As delivered during today's hearing:
Today’s hearing covers a single item, H.R. 8873, the Presidential Election Reform Act. This is the Majority’s proposal to reform the Electoral Count Act, which governs our joint session to count electoral votes for President and Vice President of the United States.
After the attack on the Capitol Building last January, there is bipartisan consensus that reforms to the Electoral Count Act are desirable. Commonsense reforms, like an acknowledgement that the vice president’s role is ministerial in nature, could be the subject of bipartisan agreement.
Unfortunately, today’s bill goes significantly beyond those kinds of consensus reforms that could be the subject of a bipartisan bill. Indeed, today’s bill represents yet another attempt by the Majority to federalize elections at the expense of states, which traditionally have control of their own election administration. Again, and again, and again this Congress, the Majority has been pushing this same sort of solution, whether as part of H.R. 1, the Majority’s wholesale federalization of elections; or H.R. 8, the Majority’s partisan reforms to the Voting Rights Act; or today’s bill.
To make matters worse, there has been no process with this bill and no attempt at regular order. Indeed, the Majority noticed this hearing without text even being available, and we only received text 24 hours ago. The committees of jurisdiction have held no markup on this bill, and no Member of Congress has been able to offer any amendments. Once again, this House is being asked to take or leave a bill written behind closed doors.
Mr. Chairman, given all of the Majority’s righteous and high-minded talk over the last two years about how democracy itself is in peril, don’t you think we would be better served to have operated through regular order, with real, member buy-in, on a topic that is as important to the American people as this one?
If you wanted to actually put forward real, bipartisan reforms to actually protect the democratic process, shouldn’t this bill have gone through regular order? Shouldn’t the committees of jurisdiction have held markups? Shouldn’t all members have had the opportunity to provide input and have their ideas considered? Don’t we owe the American people that?

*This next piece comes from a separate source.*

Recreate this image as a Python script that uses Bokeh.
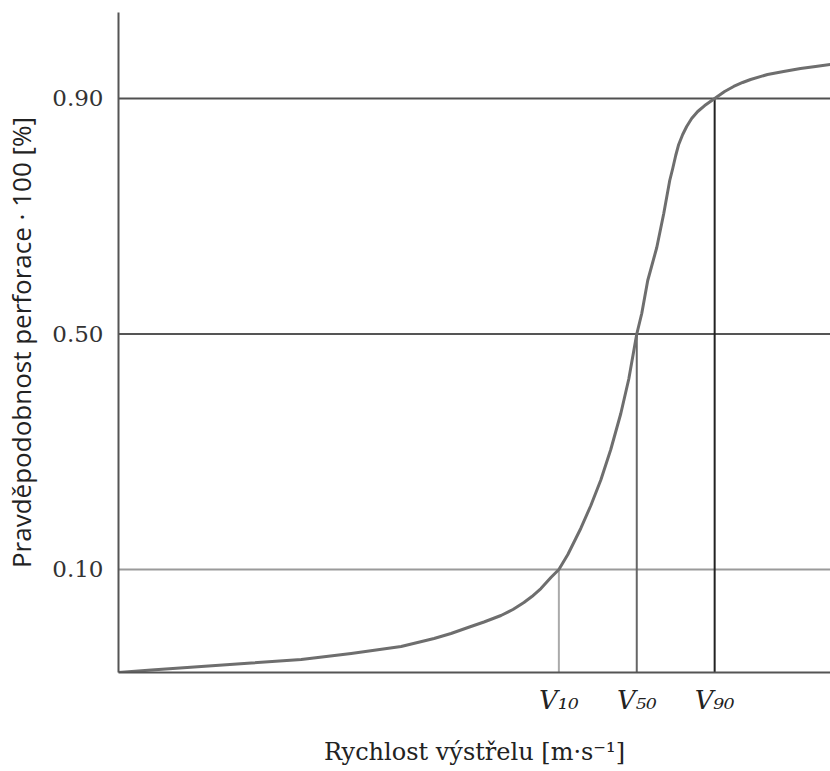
from bokeh.plotting import figure
from bokeh.models import FixedTicker, Range1d
from bokeh.embed import file_html
from bokeh.resources import INLINE

# Velocity (arbitrary units) and perforation probability
velocity = [0.00, 4.63, 11.64, 18.65, 25.67, 32.68, 39.69, 44.32, 46.70, 49.09,
            51.33, 53.72, 55.40, 56.94, 58.06, 59.33, 60.73, 61.85, 63.11, 64.94,
            66.34, 67.74, 69.14, 70.55, 71.67, 72.79, 73.49, 74.33, 75.60, 76.58,
            77.42, 77.84, 78.26, 78.68, 79.24, 79.80, 80.50, 81.35, 82.33, 83.73,
            85.13, 86.40, 87.66, 88.78, 91.16, 93.41, 95.79, 97.90, 100.0]
probability = [-0.0749, -0.0707, -0.0648, -0.0588, -0.0529, -0.0427, -0.0308, -0.0172, -0.0087, 0.0015,
               0.0108, 0.0219, 0.0321, 0.0439, 0.0541, 0.0677, 0.0864, 0.1000, 0.1255, 0.1701,
               0.2087, 0.2520, 0.3038, 0.3650, 0.4236, 0.5000, 0.5348, 0.5909, 0.6469, 0.7047,
               0.7607, 0.7811, 0.8032, 0.8219, 0.8389, 0.8524, 0.8660, 0.8779, 0.8880, 0.9000,
               0.9119, 0.9204, 0.9272, 0.9323, 0.9408, 0.9459, 0.9510, 0.9544, 0.9578]

levels = [0.10, 0.50, 0.90]
level_labels = ["0.10", "0.50", "0.90"]
v_positions = [61.85, 72.79, 83.73]
v_labels = ["V₁₀", "V₅₀", "V₉₀"]

h_colors = ["#9a9a9a", "#555555", "#505050"]
v_colors = ["#aaaaaa", "#666666", "#222222"]

x_start, x_end = 0.0, 100.0
y_start, y_end = -0.07495, 1.04607

p = figure(width=830, height=771, output_backend="svg", toolbar_location=None,
           x_range=Range1d(x_start, x_end), y_range=Range1d(y_start, y_end),
           min_border_left=116, min_border_right=0, min_border_top=12, min_border_bottom=99)
p.outline_line_color = None
p.xgrid.visible = False
p.ygrid.visible = False

# y axis
p.yaxis.ticker = FixedTicker(ticks=levels)
p.yaxis.major_label_overrides = {lv: lb for lv, lb in zip(levels, level_labels)}
p.yaxis.major_tick_out = 0
p.yaxis.major_tick_in = 0
p.yaxis.minor_tick_out = 0
p.yaxis.minor_tick_in = 0
p.yaxis.major_label_standoff = 15
p.yaxis.major_label_text_font = "DejaVu Serif"
p.yaxis.major_label_text_font_size = "23px"
p.yaxis.major_label_text_color = "#333333"
p.yaxis.axis_label = "Pravděpodobnost perforace · 100 [%]"
p.yaxis.axis_label_text_font = "Open Sans"
p.yaxis.axis_label_text_font_size = "26px"
p.yaxis.axis_label_text_font_style = "normal"
p.yaxis.axis_label_text_color = "#222222"
p.yaxis.axis_label_standoff = 10
p.yaxis.axis_line_color = "#555555"
p.yaxis.axis_line_width = 2

# x axis: ticks at V10, V50, V90
p.xaxis.ticker = FixedTicker(ticks=v_positions)
p.xaxis.major_label_overrides = {vx: lb for vx, lb in zip(v_positions, v_labels)}
p.xaxis.major_tick_out = 0
p.xaxis.major_tick_in = 0
p.xaxis.minor_tick_out = 0
p.xaxis.minor_tick_in = 0
p.xaxis.major_label_standoff = 12
p.xaxis.major_label_text_font = "DejaVu Serif"
p.xaxis.major_label_text_font_style = "italic"
p.xaxis.major_label_text_font_size = "26px"
p.xaxis.major_label_text_color = "#222222"
p.xaxis.axis_label = "Rychlost výstřelu [m·s⁻¹]"
p.xaxis.axis_label_text_font = "DejaVu Serif"
p.xaxis.axis_label_text_font_size = "24px"
p.xaxis.axis_label_text_font_style = "normal"
p.xaxis.axis_label_text_color = "#222222"
p.xaxis.axis_label_standoff = 20
p.xaxis.axis_line_color = "#555555"
p.xaxis.axis_line_width = 2

# level lines
p.segment(x0=[x_start] * 3, x1=[x_end] * 3, y0=levels, y1=levels,
          line_color=h_colors, line_width=2)
p.segment(x0=v_positions, x1=v_positions, y0=[y_start] * 3, y1=levels,
          line_color=v_colors, line_width=2)

# curve
p.line(velocity, probability, line_color="#6e6e6e", line_width=3, line_join="round")

open("out.html", "w").write(file_html(p, INLINE))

Instead, we are getting what we have always gotten from this Majority: this is another partisan bill designed to fit a political narrative. Today’s bill will, I suspect, meet the same fate as all of the other closed bills the Majority has put forward this year: going nowhere, and going there fast.
Mr. Chairman, I have said this again and again and again this Congress: at some point, the Majority must decide whether they are here to make political points or if they are here to make law.
With today’s bill, they are once again telling the American people what really matters to this Majority: making political points to distract from their failures to govern. And that is a real shame, Mr. Chairman. This is a missed opportunity. It is the American people who will suffer the most from that mindset.